- What is being asked -
Transcribe the material exactly. Images do not belong in the copy.

- Recorded information -
begin
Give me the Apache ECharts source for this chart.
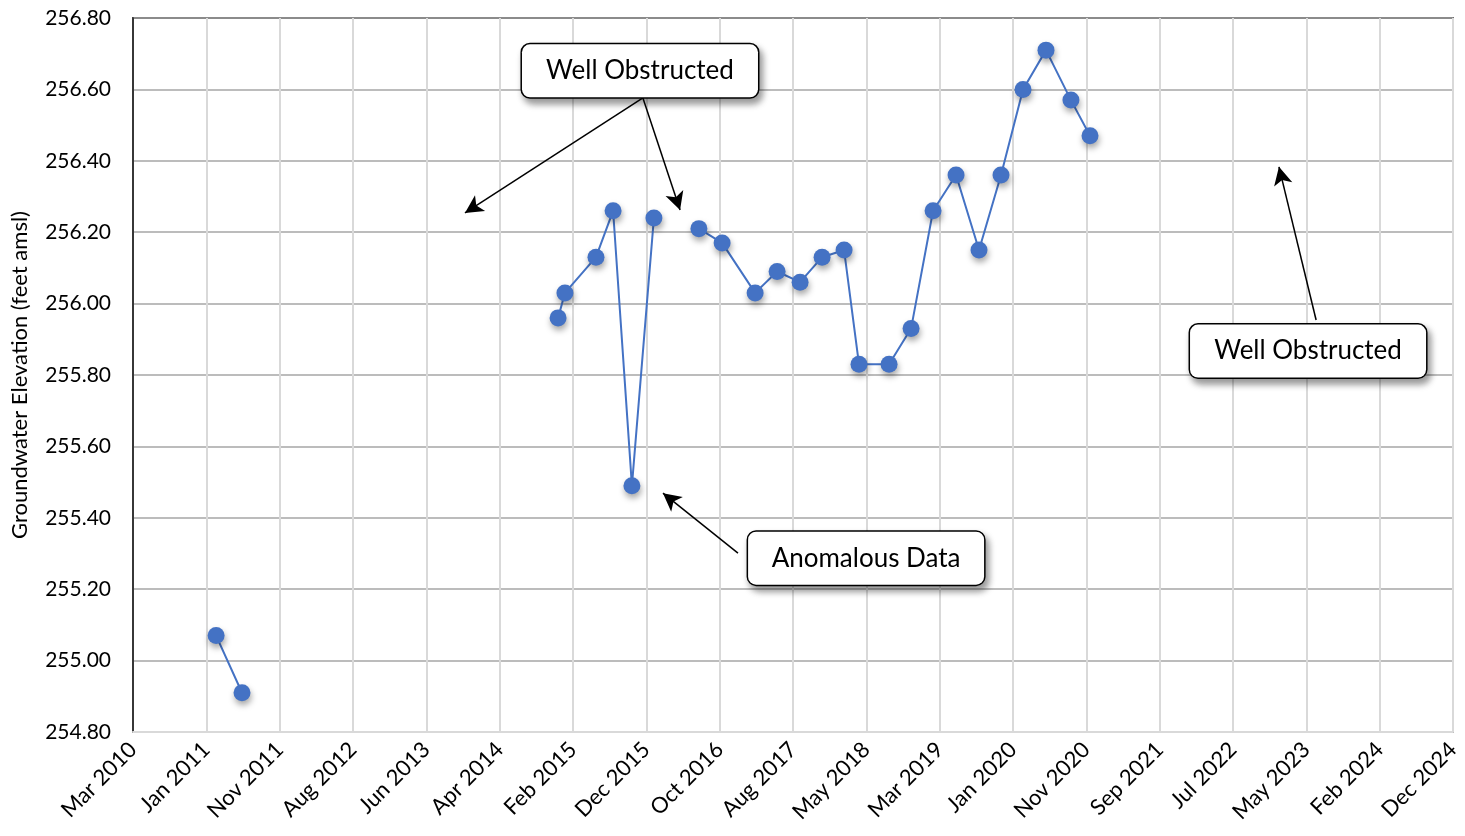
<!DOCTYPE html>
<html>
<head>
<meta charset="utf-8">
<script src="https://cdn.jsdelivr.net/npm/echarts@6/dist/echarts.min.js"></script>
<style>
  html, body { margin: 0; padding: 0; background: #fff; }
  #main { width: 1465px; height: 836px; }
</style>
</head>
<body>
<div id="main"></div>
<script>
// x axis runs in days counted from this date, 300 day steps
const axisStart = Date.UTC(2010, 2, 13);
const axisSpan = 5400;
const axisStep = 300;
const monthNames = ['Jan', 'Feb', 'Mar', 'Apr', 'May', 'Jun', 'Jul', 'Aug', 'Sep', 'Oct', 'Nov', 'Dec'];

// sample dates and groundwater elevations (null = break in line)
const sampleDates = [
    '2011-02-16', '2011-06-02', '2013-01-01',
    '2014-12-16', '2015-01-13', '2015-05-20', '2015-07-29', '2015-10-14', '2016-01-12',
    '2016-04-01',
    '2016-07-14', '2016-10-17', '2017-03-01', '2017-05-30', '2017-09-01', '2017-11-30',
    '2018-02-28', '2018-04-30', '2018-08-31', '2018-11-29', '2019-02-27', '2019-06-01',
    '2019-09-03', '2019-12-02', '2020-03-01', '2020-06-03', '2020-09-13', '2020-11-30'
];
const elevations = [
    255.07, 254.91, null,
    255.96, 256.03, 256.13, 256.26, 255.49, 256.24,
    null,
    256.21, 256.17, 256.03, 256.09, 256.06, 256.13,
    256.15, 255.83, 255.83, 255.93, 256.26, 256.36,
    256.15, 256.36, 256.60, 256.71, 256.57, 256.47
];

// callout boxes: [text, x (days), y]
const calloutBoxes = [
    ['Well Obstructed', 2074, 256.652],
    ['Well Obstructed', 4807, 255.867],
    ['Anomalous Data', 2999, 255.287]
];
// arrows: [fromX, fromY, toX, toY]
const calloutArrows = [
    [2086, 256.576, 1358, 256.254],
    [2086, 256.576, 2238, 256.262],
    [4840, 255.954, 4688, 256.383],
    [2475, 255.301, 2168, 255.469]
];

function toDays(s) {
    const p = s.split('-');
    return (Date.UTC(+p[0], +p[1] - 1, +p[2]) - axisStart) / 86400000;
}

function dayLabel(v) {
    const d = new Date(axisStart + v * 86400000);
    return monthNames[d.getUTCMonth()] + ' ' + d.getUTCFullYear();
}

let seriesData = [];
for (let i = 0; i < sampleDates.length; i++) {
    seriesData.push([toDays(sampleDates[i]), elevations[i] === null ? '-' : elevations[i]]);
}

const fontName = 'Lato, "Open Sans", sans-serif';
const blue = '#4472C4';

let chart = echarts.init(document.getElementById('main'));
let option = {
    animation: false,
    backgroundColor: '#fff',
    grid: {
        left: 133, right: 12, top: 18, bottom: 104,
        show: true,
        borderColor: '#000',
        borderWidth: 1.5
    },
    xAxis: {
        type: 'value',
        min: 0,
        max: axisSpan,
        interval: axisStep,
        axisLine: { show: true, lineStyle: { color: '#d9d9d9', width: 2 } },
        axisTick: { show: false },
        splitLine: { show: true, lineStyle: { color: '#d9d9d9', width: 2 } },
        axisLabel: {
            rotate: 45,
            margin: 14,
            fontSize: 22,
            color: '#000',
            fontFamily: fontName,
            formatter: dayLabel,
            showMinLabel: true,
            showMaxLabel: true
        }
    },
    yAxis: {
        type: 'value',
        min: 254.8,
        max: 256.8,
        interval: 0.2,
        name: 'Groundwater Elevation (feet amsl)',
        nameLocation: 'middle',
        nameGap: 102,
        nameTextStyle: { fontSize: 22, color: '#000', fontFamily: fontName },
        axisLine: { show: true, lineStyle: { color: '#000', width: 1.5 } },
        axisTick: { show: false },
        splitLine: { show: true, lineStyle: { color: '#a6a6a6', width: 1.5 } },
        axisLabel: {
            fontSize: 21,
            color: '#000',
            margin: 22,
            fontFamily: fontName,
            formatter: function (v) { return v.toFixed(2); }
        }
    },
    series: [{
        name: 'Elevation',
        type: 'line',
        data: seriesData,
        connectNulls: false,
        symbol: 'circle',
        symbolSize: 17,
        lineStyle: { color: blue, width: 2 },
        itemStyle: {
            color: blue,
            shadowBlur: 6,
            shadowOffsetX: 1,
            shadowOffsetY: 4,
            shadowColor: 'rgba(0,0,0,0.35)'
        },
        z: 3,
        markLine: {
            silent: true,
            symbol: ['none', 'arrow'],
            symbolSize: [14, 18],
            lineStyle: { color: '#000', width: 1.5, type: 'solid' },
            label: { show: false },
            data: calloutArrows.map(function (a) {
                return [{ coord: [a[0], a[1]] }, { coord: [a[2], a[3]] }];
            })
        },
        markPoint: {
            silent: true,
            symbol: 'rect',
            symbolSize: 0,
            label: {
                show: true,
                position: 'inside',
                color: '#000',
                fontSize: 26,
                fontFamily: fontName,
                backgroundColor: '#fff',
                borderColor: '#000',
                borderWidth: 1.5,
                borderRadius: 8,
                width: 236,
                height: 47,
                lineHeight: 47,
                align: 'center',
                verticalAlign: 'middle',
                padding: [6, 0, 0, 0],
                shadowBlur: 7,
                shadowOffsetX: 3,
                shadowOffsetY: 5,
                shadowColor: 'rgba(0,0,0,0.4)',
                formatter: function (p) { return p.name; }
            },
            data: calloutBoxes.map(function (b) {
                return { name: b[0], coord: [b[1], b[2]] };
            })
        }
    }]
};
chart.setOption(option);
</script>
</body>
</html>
end
- Task response -
Give me the Apache ECharts source for this chart.
<!DOCTYPE html>
<html>
<head>
<meta charset="utf-8">
<script src="https://cdn.jsdelivr.net/npm/echarts@6/dist/echarts.min.js"></script>
<style>
  html, body { margin: 0; padding: 0; background: #fff; }
  #main { width: 1465px; height: 836px; }
</style>
</head>
<body>
<div id="main"></div>
<script>
// x axis runs in days counted from this date, 300 day steps
const axisStart = Date.UTC(2010, 2, 13);
const axisSpan = 5400;
const axisStep = 300;
const monthNames = ['Jan', 'Feb', 'Mar', 'Apr', 'May', 'Jun', 'Jul', 'Aug', 'Sep', 'Oct', 'Nov', 'Dec'];

// sample dates and groundwater elevations (null = break in line)
const sampleDates = [
    '2011-02-16', '2011-06-02', '2013-01-01',
    '2014-12-16', '2015-01-13', '2015-05-20', '2015-07-29', '2015-10-14', '2016-01-12',
    '2016-04-01',
    '2016-07-14', '2016-10-17', '2017-03-01', '2017-05-30', '2017-09-01', '2017-11-30',
    '2018-02-28', '2018-04-30', '2018-08-31', '2018-11-29', '2019-02-27', '2019-06-01',
    '2019-09-03', '2019-12-02', '2020-03-01', '2020-06-03', '2020-09-13', '2020-11-30'
];
const elevations = [
    255.07, 254.91, null,
    255.96, 256.03, 256.13, 256.26, 255.49, 256.24,
    null,
    256.21, 256.17, 256.03, 256.09, 256.06, 256.13,
    256.15, 255.83, 255.83, 255.93, 256.26, 256.36,
    256.15, 256.36, 256.60, 256.71, 256.57, 256.47
];

// callout boxes: [text, x (days), y]
const calloutBoxes = [
    ['Well Obstructed', 2074, 256.652],
    ['Well Obstructed', 4807, 255.867],
    ['Anomalous Data', 2999, 255.287]
];
// arrows: [fromX, fromY, toX, toY]
const calloutArrows = [
    [2086, 256.576, 1358, 256.254],
    [2086, 256.576, 2238, 256.262],
    [4840, 255.954, 4688, 256.383],
    [2475, 255.301, 2168, 255.469]
];

function toDays(s) {
    const p = s.split('-');
    return (Date.UTC(+p[0], +p[1] - 1, +p[2]) - axisStart) / 86400000;
}

function dayLabel(v) {
    const d = new Date(axisStart + v * 86400000);
    return monthNames[d.getUTCMonth()] + ' ' + d.getUTCFullYear();
}

let seriesData = [];
for (let i = 0; i < sampleDates.length; i++) {
    seriesData.push([toDays(sampleDates[i]), elevations[i] === null ? '-' : elevations[i]]);
}

const fontName = 'Lato, "Open Sans", sans-serif';
const blue = '#4472C4';

let chart = echarts.init(document.getElementById('main'));
let option = {
    animation: false,
    backgroundColor: '#fff',
    grid: {
        left: 133, right: 12, top: 18, bottom: 104,
        show: true,
        borderColor: '#000',
        borderWidth: 1.5
    },
    xAxis: {
        type: 'value',
        min: 0,
        max: axisSpan,
        interval: axisStep,
        axisLine: { show: true, lineStyle: { color: '#d9d9d9', width: 2 } },
        axisTick: { show: false },
        splitLine: { show: true, lineStyle: { color: '#d9d9d9', width: 2 } },
        axisLabel: {
            rotate: 45,
            margin: 14,
            fontSize: 22,
            color: '#000',
            fontFamily: fontName,
            formatter: dayLabel,
            showMinLabel: true,
            showMaxLabel: true
        }
    },
    yAxis: {
        type: 'value',
        min: 254.8,
        max: 256.8,
        interval: 0.2,
        name: 'Groundwater Elevation (feet amsl)',
        nameLocation: 'middle',
        nameGap: 102,
        nameTextStyle: { fontSize: 22, color: '#000', fontFamily: fontName },
        axisLine: { show: true, lineStyle: { color: '#000', width: 1.5 } },
        axisTick: { show: false },
        splitLine: { show: true, lineStyle: { color: '#a6a6a6', width: 1.5 } },
        axisLabel: {
            fontSize: 21,
            color: '#000',
            margin: 22,
            fontFamily: fontName,
            formatter: function (v) { return v.toFixed(2); }
        }
    },
    series: [{
        name: 'Elevation',
        type: 'line',
        data: seriesData,
        connectNulls: false,
        symbol: 'circle',
        symbolSize: 17,
        lineStyle: { color: blue, width: 2 },
        itemStyle: {
            color: blue,
            shadowBlur: 6,
            shadowOffsetX: 1,
            shadowOffsetY: 4,
            shadowColor: 'rgba(0,0,0,0.35)'
        },
        z: 3,
        markLine: {
            silent: true,
            symbol: ['none', 'arrow'],
            symbolSize: [14, 18],
            lineStyle: { color: '#000', width: 1.5, type: 'solid' },
            label: { show: false },
            data: calloutArrows.map(function (a) {
                return [{ coord: [a[0], a[1]] }, { coord: [a[2], a[3]] }];
            })
        },
        markPoint: {
            silent: true,
            symbol: 'rect',
            symbolSize: 0,
            label: {
                show: true,
                position: 'inside',
                color: '#000',
                fontSize: 26,
                fontFamily: fontName,
                backgroundColor: '#fff',
                borderColor: '#000',
                borderWidth: 1.5,
                borderRadius: 8,
                width: 236,
                height: 47,
                lineHeight: 47,
                align: 'center',
                verticalAlign: 'middle',
                padding: [6, 0, 0, 0],
                shadowBlur: 7,
                shadowOffsetX: 3,
                shadowOffsetY: 5,
                shadowColor: 'rgba(0,0,0,0.4)',
                formatter: function (p) { return p.name; }
            },
            data: calloutBoxes.map(function (b) {
                return { name: b[0], coord: [b[1], b[2]] };
            })
        }
    }]
};
chart.setOption(option);
</script>
</body>
</html>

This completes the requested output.